# ryanair - wrong dob



## nuttybud (26 Aug 2009)

Hi-sorry i couldnt find exact same query on search. 

Im going to london this wkend with ryanair. My friend booked us in via online check-in, I had txt passport details etc but I didnt know dob was needed. I didnt get the txt in time so she just guessed and its wrong year. correct day/mth, passport no. exp date, name etc.

Can you change dob details once its confirmed with online check-in (flight not till friday) or do they charge? or is it even needed - does it appear on boarding card so no need to worry?

Thanks
n*


----------



## sfag (26 Aug 2009)

Having traveled recently I can say the detail on boarding passes are not scrutinised to DOB level. 
Passports are checked by ryanair staff on boarding. The name on the boarding pass must match the passport and thats about it. 

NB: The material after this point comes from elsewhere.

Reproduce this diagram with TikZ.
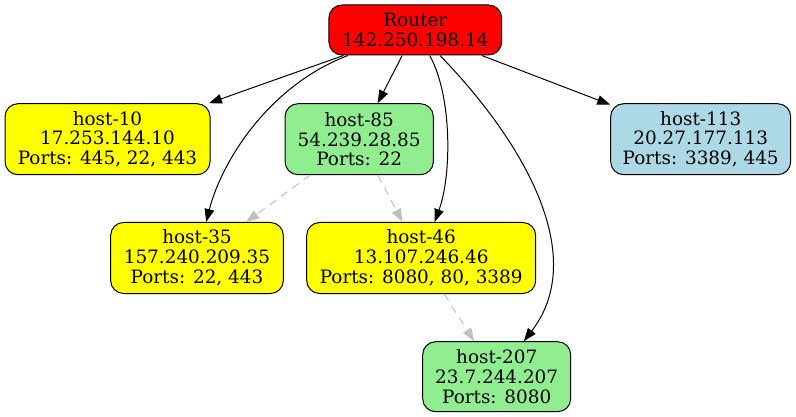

Passport control only glance at the photo.
baggage security only count the number of boardign cards in your hand.


----------



## Cat101 (26 Aug 2009)

Do you even need a passport to fly into London..won't any photo id do?


----------



## Slim (26 Aug 2009)

See this link from today...www.ryanair.com/site/IE/faqs.php?sect=pid&quest=licences


----------



## undo (26 Aug 2009)

I know someone who once ended up on the wrong Ryanair flight by accident. He went to the gate too early and boarded the previous plane. Ryanair staff did check his boarding pass as he was getting on but did not notice that the destination and flight number were totally wrong. With that attention to detail, I think you can imagine how unlikely it is they will start checking DOBs suddenly...


----------



## bleary (26 Aug 2009)

They can and do check all details and will stop for anything including incorrect passport number etc.If date of birth is on the boarding pass they can check and stop
however if you bring the boarding pass with incorrect details to desk they might reprint it


----------



## nuttybud (27 Aug 2009)

Thanks for replies. 
There is no option to amend details when you go back into online check-in, you have to call customer line & there is a charge however  I checked the printed boarding pass and it doesnt actaully show the DOB on it just passport no. & expiry date & name (which are all correct) so Im going to risk it!


----------



## glynner (27 Aug 2009)

I checked in a relative only tuesday and had to get the DOB from her but when i printed the boarding pass it was not on it, Once the passport no & Expiry date is correct thats all they tend to look at.


----------